De l’emo de My Chemical Romance au punk-pop de Blink-182, la trace est là. Gerard Way (My Chemical Romance) a dit un jour que Corgan lui avait appris à rêver en grand, à penser en concept, en tragédie et en cosmos. En Italie, sans Mellon Collie, il n’y aurait sûrement pas eu l’énorme Wow de Verdena (2011).
Surprise : voilà que trente ans plus tard, l’album entre dans une nouvelle métamorphose. Billy Corgan s’associe au Lyric Opera of Chicago pour transformer Mellon Collie en un spectacle lyrique, A Night of Mellon Collie and Infinite Sadness. En parallèle, paraît aujourd’hui une réédition «super deluxe» dans un coffret XXL : somptueux emballage bleu et doré composé littéralement de constellations comme pour relier les époques, six vinyles, quatre-vingt minutes d’inédits live, un jeu de tarot, des lithographies, un livre de notes, comme si chaque morceau devenait une carte à tirer.

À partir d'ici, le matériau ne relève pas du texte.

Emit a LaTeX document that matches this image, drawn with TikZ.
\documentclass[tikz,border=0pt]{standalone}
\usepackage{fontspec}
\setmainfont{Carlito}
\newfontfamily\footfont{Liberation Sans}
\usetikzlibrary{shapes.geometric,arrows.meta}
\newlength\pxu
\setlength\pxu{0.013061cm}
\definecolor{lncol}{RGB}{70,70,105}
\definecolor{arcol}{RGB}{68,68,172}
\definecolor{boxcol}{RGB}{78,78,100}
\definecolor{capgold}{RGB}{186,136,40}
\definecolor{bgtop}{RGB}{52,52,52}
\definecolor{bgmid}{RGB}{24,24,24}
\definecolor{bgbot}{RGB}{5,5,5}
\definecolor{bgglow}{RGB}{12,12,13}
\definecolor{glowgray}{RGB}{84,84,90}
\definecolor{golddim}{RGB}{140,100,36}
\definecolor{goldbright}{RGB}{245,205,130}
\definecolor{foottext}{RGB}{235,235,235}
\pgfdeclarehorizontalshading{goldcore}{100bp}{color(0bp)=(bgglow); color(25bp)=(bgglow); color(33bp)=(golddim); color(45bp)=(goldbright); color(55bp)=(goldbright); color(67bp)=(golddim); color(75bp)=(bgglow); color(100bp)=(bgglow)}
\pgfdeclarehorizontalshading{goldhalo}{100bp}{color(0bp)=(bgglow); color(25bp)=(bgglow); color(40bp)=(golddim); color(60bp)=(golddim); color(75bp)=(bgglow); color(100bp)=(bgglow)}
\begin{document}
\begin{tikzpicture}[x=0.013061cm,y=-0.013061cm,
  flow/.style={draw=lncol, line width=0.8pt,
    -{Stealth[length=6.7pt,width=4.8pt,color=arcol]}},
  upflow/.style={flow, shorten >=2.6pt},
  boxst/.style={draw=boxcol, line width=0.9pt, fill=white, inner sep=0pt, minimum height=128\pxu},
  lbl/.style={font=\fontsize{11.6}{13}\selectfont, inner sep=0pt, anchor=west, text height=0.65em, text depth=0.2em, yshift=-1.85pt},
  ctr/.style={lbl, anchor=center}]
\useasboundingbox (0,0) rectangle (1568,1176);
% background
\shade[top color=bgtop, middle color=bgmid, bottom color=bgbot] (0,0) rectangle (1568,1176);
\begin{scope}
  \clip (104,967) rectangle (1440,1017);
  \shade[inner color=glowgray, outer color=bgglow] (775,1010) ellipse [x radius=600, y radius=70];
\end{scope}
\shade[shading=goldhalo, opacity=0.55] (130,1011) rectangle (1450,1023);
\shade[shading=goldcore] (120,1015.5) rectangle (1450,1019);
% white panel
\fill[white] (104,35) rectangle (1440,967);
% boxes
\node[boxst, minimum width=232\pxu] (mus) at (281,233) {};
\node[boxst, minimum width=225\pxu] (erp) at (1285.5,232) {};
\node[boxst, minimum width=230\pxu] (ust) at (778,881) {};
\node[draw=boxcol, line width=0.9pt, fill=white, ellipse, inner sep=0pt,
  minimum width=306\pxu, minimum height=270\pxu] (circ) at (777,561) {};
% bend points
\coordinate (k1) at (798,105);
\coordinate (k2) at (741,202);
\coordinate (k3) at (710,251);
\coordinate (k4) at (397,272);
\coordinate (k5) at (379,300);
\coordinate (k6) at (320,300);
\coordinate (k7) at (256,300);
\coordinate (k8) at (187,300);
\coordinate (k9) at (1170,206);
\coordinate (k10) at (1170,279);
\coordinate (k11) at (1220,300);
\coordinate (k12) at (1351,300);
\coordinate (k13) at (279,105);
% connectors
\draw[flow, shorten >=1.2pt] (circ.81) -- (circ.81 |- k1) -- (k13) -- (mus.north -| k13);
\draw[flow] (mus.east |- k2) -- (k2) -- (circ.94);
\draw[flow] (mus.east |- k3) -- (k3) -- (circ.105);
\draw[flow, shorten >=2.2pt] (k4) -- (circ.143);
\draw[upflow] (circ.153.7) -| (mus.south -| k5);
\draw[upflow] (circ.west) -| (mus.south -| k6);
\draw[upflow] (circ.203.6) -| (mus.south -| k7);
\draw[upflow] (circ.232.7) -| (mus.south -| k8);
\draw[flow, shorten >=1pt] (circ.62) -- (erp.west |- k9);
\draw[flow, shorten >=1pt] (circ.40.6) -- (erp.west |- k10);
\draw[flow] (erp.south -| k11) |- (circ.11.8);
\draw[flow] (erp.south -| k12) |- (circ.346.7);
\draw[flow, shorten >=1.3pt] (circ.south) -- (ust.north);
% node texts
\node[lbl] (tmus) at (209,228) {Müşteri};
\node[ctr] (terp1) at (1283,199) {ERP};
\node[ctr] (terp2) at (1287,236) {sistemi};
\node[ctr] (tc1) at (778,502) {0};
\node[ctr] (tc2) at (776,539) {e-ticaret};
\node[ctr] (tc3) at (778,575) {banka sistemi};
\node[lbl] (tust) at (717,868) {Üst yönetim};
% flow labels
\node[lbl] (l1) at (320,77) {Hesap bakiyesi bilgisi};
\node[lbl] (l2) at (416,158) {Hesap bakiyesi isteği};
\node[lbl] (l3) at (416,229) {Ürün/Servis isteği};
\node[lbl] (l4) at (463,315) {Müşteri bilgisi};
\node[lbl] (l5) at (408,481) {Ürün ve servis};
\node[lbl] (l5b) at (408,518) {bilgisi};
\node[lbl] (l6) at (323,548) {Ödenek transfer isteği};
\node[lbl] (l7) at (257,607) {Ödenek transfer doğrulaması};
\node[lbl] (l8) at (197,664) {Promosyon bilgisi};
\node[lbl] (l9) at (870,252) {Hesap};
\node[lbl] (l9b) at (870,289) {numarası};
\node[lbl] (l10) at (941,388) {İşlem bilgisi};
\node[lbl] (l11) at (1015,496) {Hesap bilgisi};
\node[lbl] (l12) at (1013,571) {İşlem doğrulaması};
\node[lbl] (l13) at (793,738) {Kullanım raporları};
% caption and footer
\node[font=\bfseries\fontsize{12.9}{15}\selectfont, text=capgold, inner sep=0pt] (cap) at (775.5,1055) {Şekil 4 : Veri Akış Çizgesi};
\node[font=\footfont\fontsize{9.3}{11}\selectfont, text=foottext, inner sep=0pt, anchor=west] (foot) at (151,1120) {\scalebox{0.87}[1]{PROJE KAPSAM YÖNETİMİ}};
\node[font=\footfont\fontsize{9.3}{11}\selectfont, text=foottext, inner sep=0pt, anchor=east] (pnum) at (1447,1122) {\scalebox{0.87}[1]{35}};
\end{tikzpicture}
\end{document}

La partie concert, autrement dit le disque bonus, s’écoute plutôt comme un best of scénique de 1996, mais pas à la même heure ni au même endroit (il y a de la captation live à San Diego, Cleveland ou Detroit). Entre un Siva échappé du premier album et un Geek U.S.A. de Siamese Dream, au milieu des versions accélérées (Zero, Bullet with Butterfly Wings) et d’une phrase qui sonne comme un slogan («The world is vampire»), Billy Corgan engueule le micro («God is empty, JUST LIKE ME»), la basse gronde, la guitare râpe, la batterie court, le public crie moins fort que Billy; le feu est là et s’il faut l’éteindre, c’est juste pour souffler sur les trente bougies de Mellon Collie.
Mellon Collie and the Infinite Sadness (30th Anniversary Edition), de The Smashing Pumpkins.